I like your theories better.

We don't pay for our garbage cans directly. I guess I'll find out if we pay for replacement ones.

12:55 PM  
Anonymous Anonymous said...

pfft, the most likely explanation is teenagers.

I remember my friends in highschool stealing everything.

I also remember them stealing people's jack-o-lanterns at Halloween. They were just smashing them, then they came across this huge one, and for some reason stole it, and took it in the car, then one of them heaved it out the window while they were going about 40 at someone's mailbox, and snapped the thing like a twig.

They thought that was hilarious. The next day the guy had put in a new mailbox, so they did it again. And continued to do it every time he put up a new mailbox, until he finally gave up on new mailboxes.

Justin

1:12 PM  
Anonymous D said...

well, it ws off to pick up a load of mismatched socks, bic pen capps, and assorted tiny little eyeglass screws, and got lost on the way back. it'll show up any day now, you'll see... probably looking bashful and embarrassed...

either that or it's laying under a car drunk somewhere trying to remember where it lives...

1:16 PM  
Anonymous Ennis said...

Damnit, it should be cojones, not "cohones." I spell like a gringo.

p.s. Capella, you're probably right

2:53 PM  
Blogger Megan said...

My sister suggested that I leave a six-pack where the trash can was, that the garbage-can abductor could trade it back for. Then we talked about whether that was like negotiating with terrorists.

We don't want to encourage that behavior. On the other hand, the only thing I have to lose is the recycling bin.

3:02 PM  
Anonymous Anonymous said...

That's a bad idea for a couple of reasons.

I'm pretty sure it's illegal to give alcohol to minors.

And, I'd guess it's unlikely that the same teenagers that took it are ever coming back. So, who knows who the beer would go to.

Justin

3:11 PM  
Anonymous Anonymous said...

Someone stole ONE wheel from our big blue recycling can. That was weird.

5:07 PM  
Blogger George said...

It seems pretty clear to me. You get a new roommate. Trash can gone. Remember your statistics? Correlation = causation.

6:33 PM  
Blogger Megan said...

My roommate is a trash can black marketeer! How dashing! She was awfully quick with her "invisibility paint" misdirection.

7:13 PM  
Blogger Dubin said...

This very week, someone stole our blue recycling bucket from outside.
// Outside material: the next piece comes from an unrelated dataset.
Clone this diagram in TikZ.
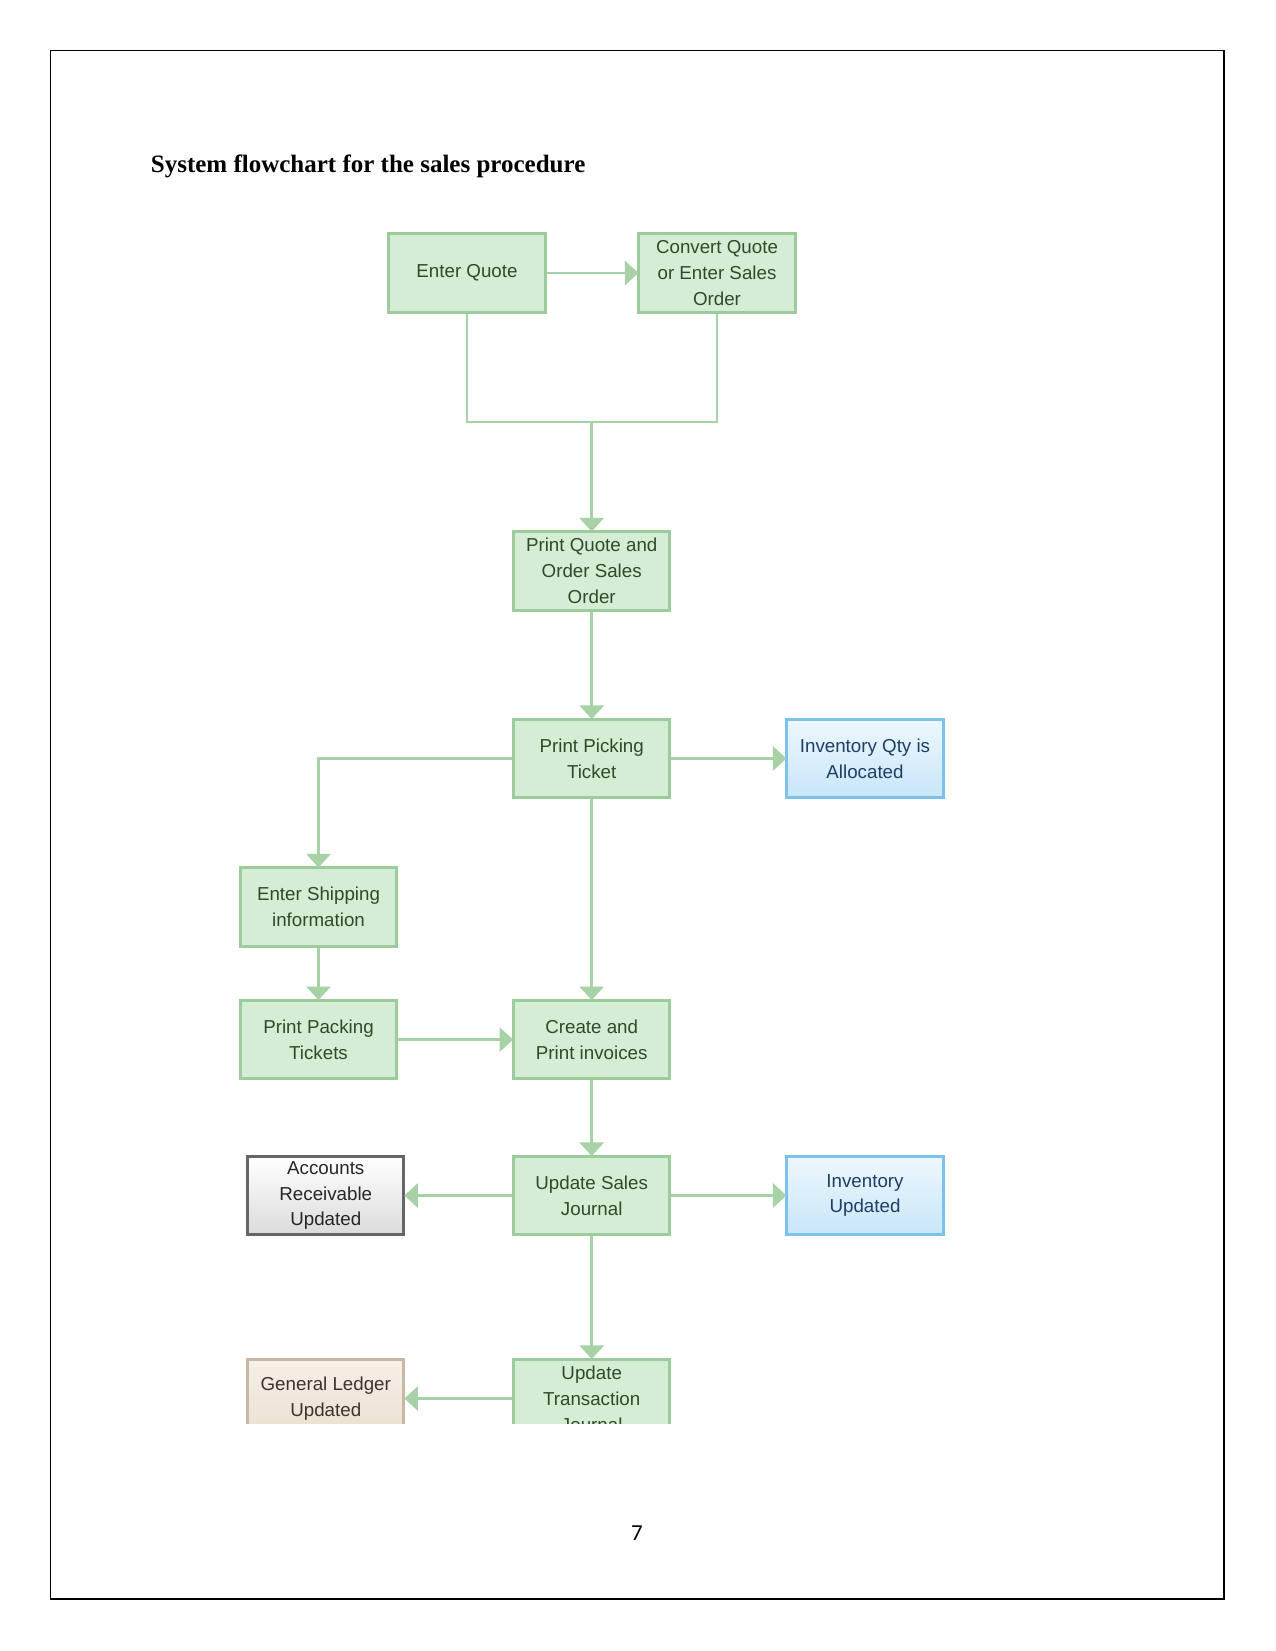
\documentclass[tikz,border=0pt]{standalone}
\usepackage{fontspec}
\setmainfont{Liberation Serif}
\newfontfamily\boxfont{Liberation Sans}
\newfontfamily\numfont{Carlito}
\usetikzlibrary{arrows.meta}
\definecolor{gline}{HTML}{A6D2A6}
\definecolor{gborder}{HTML}{9CCB9C}
\definecolor{gfill}{HTML}{D5EDD5}
\definecolor{gtext}{HTML}{2E4A2E}
\definecolor{bborder}{HTML}{7CC2EC}
\definecolor{btop}{HTML}{EDF7FD}
\definecolor{bbot}{HTML}{C8E6F8}
\definecolor{btext}{HTML}{1E3E66}
\definecolor{ltop}{HTML}{F6F0E8}
\definecolor{lbot}{HTML}{EADFD0}
\definecolor{lborder}{HTML}{C9B8A6}
\definecolor{ltext}{HTML}{3E3328}
\begin{document}
\begin{tikzpicture}[x=0.48pt,y=-0.48pt,
  box/.style={draw=gborder, line width=1.4pt, fill=gfill, minimum width=75pt, minimum height=37.5pt,
    inner sep=1pt, align=center, font=\boxfont\fontsize{9}{12.4}\selectfont, text=gtext},
  bluebox/.style={box, draw=bborder, top color=btop, bottom color=bbot, text=btext},
  greybox/.style={box, draw=black!60, top color=white, bottom color=black!14, text=black!85},
  ledgerbox/.style={box, draw=lborder, top color=ltop, bottom color=lbot, text=ltext},
  ln/.style={draw=gline, line width=1.4pt},
  conn/.style={ln, -{Triangle[length=6.5pt,width=11.5pt]}, shorten >=-0.5pt}]
\useasboundingbox (0,0) rectangle (1275,1651);
\draw[line width=0.6pt] (50.5,50.5) rectangle (1224,1599);
\node[anchor=west, inner sep=0pt, font=\bfseries\fontsize{12}{14}\selectfont] (title) at (150.5,166) {System flowchart for the sales procedure};
\node[font=\numfont\fontsize{11}{13}\selectfont] (pnum) at (637,1533) {7};
\begin{scope}
\clip (0,0) rectangle (1275,1423.5);
\node[box] (eq) at (467,273) {Enter Quote};
\node[box] (cq) at (717,273) {Convert Quote\\or Enter Sales\\Order};
\node[box] (pq) at (591.7,571) {Print Quote and\\Order Sales\\Order};
\node[box] (pp) at (591.7,758.5) {Print Picking\\Ticket};
\node[bluebox] (ia) at (865,758.5) {Inventory Qty is\\Allocated};
\node[box] (es) at (318.5,907) {Enter Shipping\\information};
\node[box] (pk) at (318.5,1039.6) {Print Packing\\Tickets};
\node[box] (cp) at (591.7,1039.6) {Create and\\Print invoices};
\node[greybox] (ar) at (325.8,1195.5) {Accounts\\Receivable\\Updated};
\node[box] (us) at (591.7,1195.5) {Update Sales\\Journal};
\node[bluebox] (iu) at (865,1195.5) {Inventory\\Updated};
\node[ledgerbox] (gl) at (325.8,1398.5) {General Ledger\\Updated};
\node[box] (ut) at (591.7,1398.5) {Update\\Transaction\\Journal};
\coordinate (j) at (591.7,422);
\draw[conn] (eq) -- (cq);
\draw[ln] (eq.south) |- (j) -| (cq.south);
\draw[conn] (j) -- (pq.north);
\draw[conn] (pq) -- (pp);
\draw[conn] (pp) -- (ia);
\draw[conn] (pp.west) -| (es.north);
\draw[conn] (pp) -- (cp);
\draw[conn] (es) -- (pk);
\draw[conn] (pk) -- (cp);
\draw[conn] (cp) -- (us);
\draw[conn] (us) -- (ar);
\draw[conn] (us) -- (iu);
\draw[conn] (us) -- (ut);
\draw[conn] (ut) -- (gl);
\end{scope}
\end{tikzpicture}
\end{document}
What's the correlation/causation there???

7:33 PM  
Blogger billo said...

Dubin, work on a list of the people you and and Megan both know. Then eliminate people who can explain what happened, like Justin..or maybe not...

11:17 PM  
Blogger jens said...

I hate to tell you this, because it is bound to cause some pain and resentment. Try to keep yourself thinking of how your garbage can feels, instead of focusing on yourself.

Your garbage can is gone because she met the garbage can of her dreams in your new "it's raining men, halleluya" neighborhood. The male garbage can spent no time beating around the bush once he saw those "cuter" "nicer lines" (the "not clean" probably helped, too), just took her with him and they are now happy together.
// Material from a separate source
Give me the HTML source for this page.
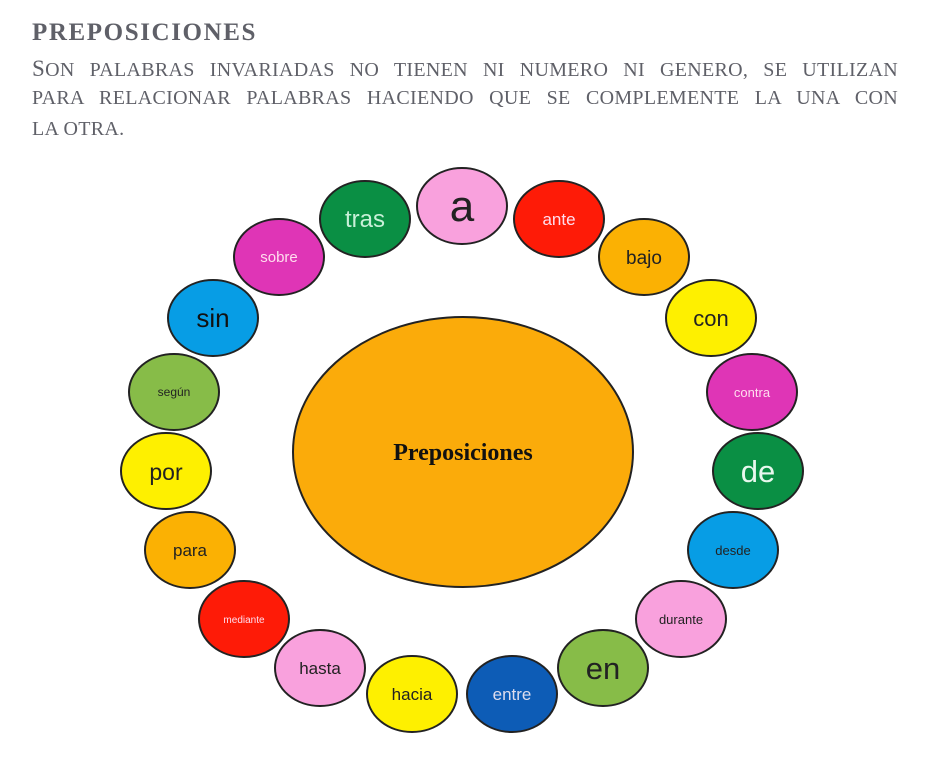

You might be requested to babysit a little wastebasket any month now, if your garbage can still trusts you!

2:34 AM  
Blogger Bilbo said...

Last year I called our trash collector to replace my old and broken garbage can. After about five calls over a few weeks, I got my new can...which my neighbor within days switched with his older one while I was at work (I know this because - get this - the cans have serial numbers on them). I let him keep the can...if it's that important to him, let him have it.

5:58 AM  
Blogger Louis said...

Back when I lived in a subdivision, I had my garbage can disappear. What happened was that a neighbor down the street moved and canceled their garbage service and the garbage can collection people got confused and picked up our can instead of theirs.

7:17 AM  
Anonymous jcd said...

In my urban neighborhood, garbage cans can sometimes migrate more than a block. Kids having fun? Sanitation engineers messing with us? Who knows?